Excerpted data
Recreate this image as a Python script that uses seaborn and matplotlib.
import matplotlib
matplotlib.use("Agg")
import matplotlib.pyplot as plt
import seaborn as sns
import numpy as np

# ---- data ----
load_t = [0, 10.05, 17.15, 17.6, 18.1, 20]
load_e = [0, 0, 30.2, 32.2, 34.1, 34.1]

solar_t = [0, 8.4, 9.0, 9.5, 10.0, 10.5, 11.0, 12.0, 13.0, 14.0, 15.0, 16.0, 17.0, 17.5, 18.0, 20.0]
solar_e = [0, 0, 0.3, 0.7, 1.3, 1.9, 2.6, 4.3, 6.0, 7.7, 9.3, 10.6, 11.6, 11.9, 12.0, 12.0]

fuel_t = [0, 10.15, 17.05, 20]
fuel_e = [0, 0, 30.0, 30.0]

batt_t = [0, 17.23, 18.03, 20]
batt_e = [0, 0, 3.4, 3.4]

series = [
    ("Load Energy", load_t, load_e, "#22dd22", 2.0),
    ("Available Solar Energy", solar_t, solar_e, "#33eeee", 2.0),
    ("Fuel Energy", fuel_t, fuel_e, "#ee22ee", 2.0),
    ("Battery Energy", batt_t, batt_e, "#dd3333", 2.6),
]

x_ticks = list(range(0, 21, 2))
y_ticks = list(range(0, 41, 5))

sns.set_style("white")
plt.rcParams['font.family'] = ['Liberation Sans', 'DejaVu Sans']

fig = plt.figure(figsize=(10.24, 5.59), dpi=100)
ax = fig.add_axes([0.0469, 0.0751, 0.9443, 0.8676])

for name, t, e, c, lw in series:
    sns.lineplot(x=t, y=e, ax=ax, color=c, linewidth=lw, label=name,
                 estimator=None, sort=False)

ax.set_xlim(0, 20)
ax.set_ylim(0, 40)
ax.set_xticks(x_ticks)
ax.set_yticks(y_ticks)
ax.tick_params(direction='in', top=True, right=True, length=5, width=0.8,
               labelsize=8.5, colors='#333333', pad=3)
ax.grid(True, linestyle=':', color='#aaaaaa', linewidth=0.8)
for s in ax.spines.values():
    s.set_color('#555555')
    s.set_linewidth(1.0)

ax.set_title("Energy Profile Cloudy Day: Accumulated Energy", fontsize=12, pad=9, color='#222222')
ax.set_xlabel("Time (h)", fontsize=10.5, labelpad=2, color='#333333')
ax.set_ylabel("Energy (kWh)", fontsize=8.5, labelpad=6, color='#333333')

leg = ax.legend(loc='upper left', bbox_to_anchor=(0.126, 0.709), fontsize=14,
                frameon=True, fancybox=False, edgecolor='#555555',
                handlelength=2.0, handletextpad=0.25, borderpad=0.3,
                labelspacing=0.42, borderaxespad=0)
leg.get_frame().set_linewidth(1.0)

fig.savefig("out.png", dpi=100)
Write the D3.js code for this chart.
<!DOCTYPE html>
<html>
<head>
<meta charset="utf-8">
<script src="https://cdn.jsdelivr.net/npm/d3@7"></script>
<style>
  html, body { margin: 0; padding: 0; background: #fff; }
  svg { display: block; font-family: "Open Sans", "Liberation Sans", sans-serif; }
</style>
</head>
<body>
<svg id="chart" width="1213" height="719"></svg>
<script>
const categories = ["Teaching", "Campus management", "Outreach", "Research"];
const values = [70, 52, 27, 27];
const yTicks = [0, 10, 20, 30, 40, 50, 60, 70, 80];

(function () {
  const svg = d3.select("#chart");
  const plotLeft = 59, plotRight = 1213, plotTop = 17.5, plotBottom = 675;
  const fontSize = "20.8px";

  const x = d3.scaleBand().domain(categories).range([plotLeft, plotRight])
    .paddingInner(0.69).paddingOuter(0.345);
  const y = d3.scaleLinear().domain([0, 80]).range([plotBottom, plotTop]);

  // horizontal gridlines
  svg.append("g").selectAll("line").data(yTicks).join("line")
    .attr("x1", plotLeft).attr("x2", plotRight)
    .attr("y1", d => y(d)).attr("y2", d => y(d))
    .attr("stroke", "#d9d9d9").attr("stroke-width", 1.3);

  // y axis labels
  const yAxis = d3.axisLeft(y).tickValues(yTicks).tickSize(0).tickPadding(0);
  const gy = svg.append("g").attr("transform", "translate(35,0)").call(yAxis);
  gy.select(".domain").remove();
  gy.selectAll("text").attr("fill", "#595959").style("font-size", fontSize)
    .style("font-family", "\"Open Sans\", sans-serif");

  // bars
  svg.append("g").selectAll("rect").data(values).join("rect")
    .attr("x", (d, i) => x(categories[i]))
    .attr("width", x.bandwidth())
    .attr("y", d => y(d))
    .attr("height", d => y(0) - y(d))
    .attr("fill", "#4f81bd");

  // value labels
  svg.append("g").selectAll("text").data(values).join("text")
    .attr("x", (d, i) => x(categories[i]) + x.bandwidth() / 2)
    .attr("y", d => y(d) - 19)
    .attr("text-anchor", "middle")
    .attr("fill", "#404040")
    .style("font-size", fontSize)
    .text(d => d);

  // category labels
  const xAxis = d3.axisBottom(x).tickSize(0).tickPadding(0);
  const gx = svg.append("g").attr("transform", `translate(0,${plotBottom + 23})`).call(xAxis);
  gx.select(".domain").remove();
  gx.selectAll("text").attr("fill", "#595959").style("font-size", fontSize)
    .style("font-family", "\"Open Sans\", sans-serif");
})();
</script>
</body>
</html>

Instructions for the task
Tally the lines above containing "matplotlib". Answer with the count only.

In response
4